Plenty of games will tell you what you need to do as a GM, but one thing Vincent and Meguey Baker’s Apocalypse World does really well, is codify those tasks into your agenda and your principles.
Apocalypse World says this about your agenda:
Everything you say, you should do it to accomplish [your agenda], and no other.
Your agenda is a set of a few (in this case, three) things that direct your play. The agenda in Apocalypse World is:
- Make Apocalypse World seem real.
- Make the players’ characters’ lives not boring.
- Play to find out what happens.
Under this, you have a set of principles, whose purpose is to direct play at that mid-level. The book says:
Whenever someone turns and looks to you to say something, always say what the principles demand.

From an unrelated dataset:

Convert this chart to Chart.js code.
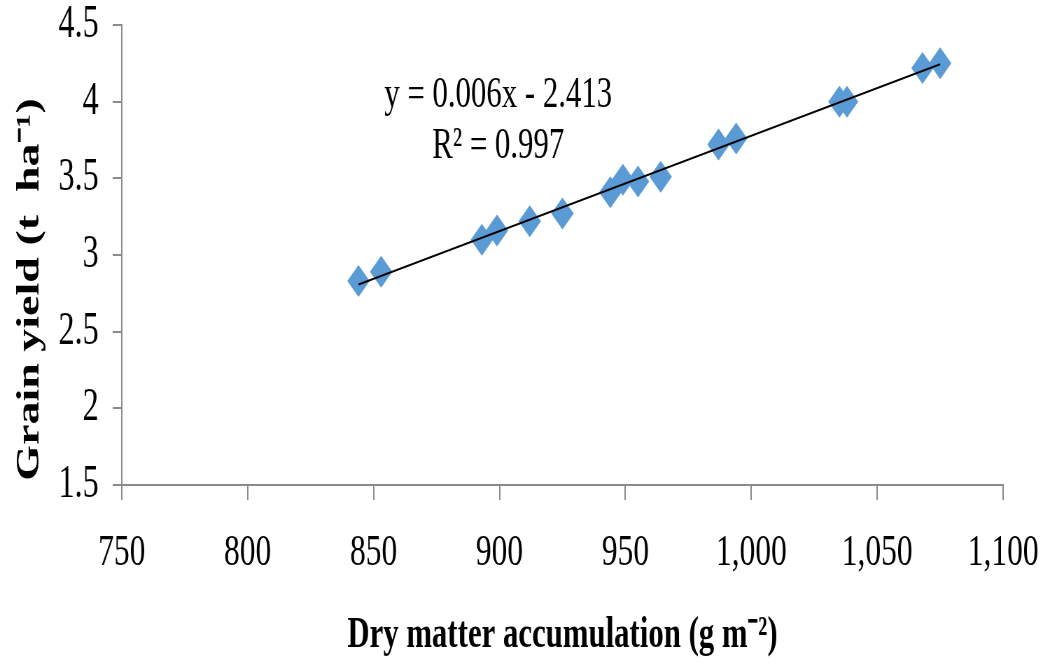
<!DOCTYPE html>
<html>
<head>
<meta charset="utf-8">
<script src="https://cdn.jsdelivr.net/npm/chart.js@4.4.1/dist/chart.umd.min.js"></script>
<style>
  html, body { margin: 0; padding: 0; background: #fff; overflow: hidden; }
  #wrap { width: 1490px; height: 666px; transform: scaleX(0.7); transform-origin: 0 0; }
</style>
</head>
<body>
<div id="wrap"><canvas id="chart" width="1490" height="666"></canvas></div>
<script>
// dry matter accumulation (g m-2) vs grain yield (t ha-1)
const dryMatter = [844, 853, 893, 899, 912, 925, 944, 949, 955, 964, 987, 994, 1035, 1038, 1068, 1075];
const grainYield = [2.83, 2.89, 3.10, 3.16, 3.22, 3.27, 3.41, 3.49, 3.48, 3.51, 3.72, 3.76, 4.00, 4.00, 4.22, 4.25];
const xTicks = [750, 800, 850, 900, 950, 1000, 1050, 1100];
const yTicks = [1.5, 2, 2.5, 3, 3.5, 4, 4.5];
const eqText = "y = 0.006x - 2.413";
const r2Text = "R\u00B2 = 0.997";

// least squares line through the points
const n = dryMatter.length;
const mx = dryMatter.reduce((a, b) => a + b, 0) / n;
const my = grainYield.reduce((a, b) => a + b, 0) / n;
let sxy = 0, sxx = 0;
for (let i = 0; i < n; i++) {
  sxy += (dryMatter[i] - mx) * (grainYield[i] - my);
  sxx += (dryMatter[i] - mx) ** 2;
}
const slope = sxy / sxx;
const icpt = my - slope * mx;
const xMin = Math.min(...dryMatter), xMax = Math.max(...dryMatter);
const trend = [{ x: xMin, y: icpt + slope * xMin }, { x: xMax, y: icpt + slope * xMax }];

const axisGray = "#8a8a8a";
const serif = "'Liberation Serif', 'Times New Roman', serif";

const equationLabel = {
  id: "equationLabel",
  afterDatasetsDraw(chart) {
    const { ctx, scales } = chart;
    const cx = scales.x.getPixelForValue(899.5);
    ctx.save();
    ctx.fillStyle = "#000";
    ctx.font = "44px " + serif;
    ctx.textAlign = "center";
    ctx.textBaseline = "middle";
    ctx.fillText(eqText, cx, scales.y.getPixelForValue(4.04));
    ctx.fillText(r2Text, cx, scales.y.getPixelForValue(3.71));
    ctx.restore();
  }
};

new Chart(document.getElementById("chart"), {
  type: "scatter",
  data: {
    datasets: [
      {
        type: "line",
        data: trend,
        borderColor: "#000",
        borderWidth: 2,
        pointRadius: 0,
        fill: false,
        order: 0
      },
      {
        data: dryMatter.map((x, i) => ({ x: x, y: grainYield[i] })),
        pointStyle: "rectRot",
        pointRadius: 16,
        pointHoverRadius: 16,
        backgroundColor: "#5b9bd5",
        borderWidth: 0,
        order: 1
      }
    ]
  },
  options: {
    responsive: false,
    animation: false,
    layout: { padding: { top: 25, right: 57, left: 0, bottom: 0 } },
    plugins: { legend: { display: false }, tooltip: { enabled: false } },
    scales: {
      x: {
        type: "linear",
        min: 750,
        max: 1100,
        afterBuildTicks: s => { s.ticks = xTicks.map(v => ({ value: v })); },
        afterFit: s => { s.height = 181; s.paddingLeft = 0; s.paddingRight = 0; },
        ticks: { color: "#000", font: { family: serif, size: 45 }, padding: 26, maxRotation: 0 },
        grid: { drawOnChartArea: false, drawTicks: true, tickLength: 15, color: axisGray, lineWidth: 2 },
        border: { display: true, color: axisGray, width: 2 },
        title: {
          display: true,
          text: "Dry matter accumulation (g m\u207B\u00B2)",
          color: "#000",
          font: { family: serif, size: 44, weight: "bold" },
          padding: { top: 0, bottom: 4 }
        }
      },
      y: {
        type: "linear",
        min: 1.5,
        max: 4.5,
        afterBuildTicks: s => { s.ticks = yTicks.map(v => ({ value: v })); },
        afterFit: s => { s.width = 174; s.paddingTop = 0; s.paddingBottom = 0; },
        ticks: { color: "#000", font: { family: serif, size: 46 }, padding: 20, callback: v => String(v) },
        grid: { drawOnChartArea: false, drawTicks: true, tickLength: 13, color: axisGray, lineWidth: 2 },
        border: { display: true, color: axisGray, width: 2 },
        title: {
          display: true,
          text: "Grain yield (t  ha\u207B\u00B9)      ",
          color: "#000",
          font: { family: serif, size: 46, weight: "bold" },
          padding: { top: 16, bottom: 0 }
        }
      }
    }
  },
  plugins: [equationLabel]
});
</script>
</body>
</html>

Your principles are a set of broad play techniques and patterns that you can use to make the game run a certain way, in pursuit of the agenda. For example, one of your principles is ask provocative questions and build on the answers. Which will obviously make the world seem real, and also is part of that whole playing-to-find-out thing we’re all interested in these days.
Now this is a pretty cool tool: it means you can tell the GM what they should be doing at a high level (the agenda), and then tie that to mid- to low-level actions they should take to ensure that the game flows in that direction (the principles)1. You can see its influence in a lot of modern story-games - see for example Blades in the Dark and its derivatives, which take a lot of that guidance even as they diverge from move-based play.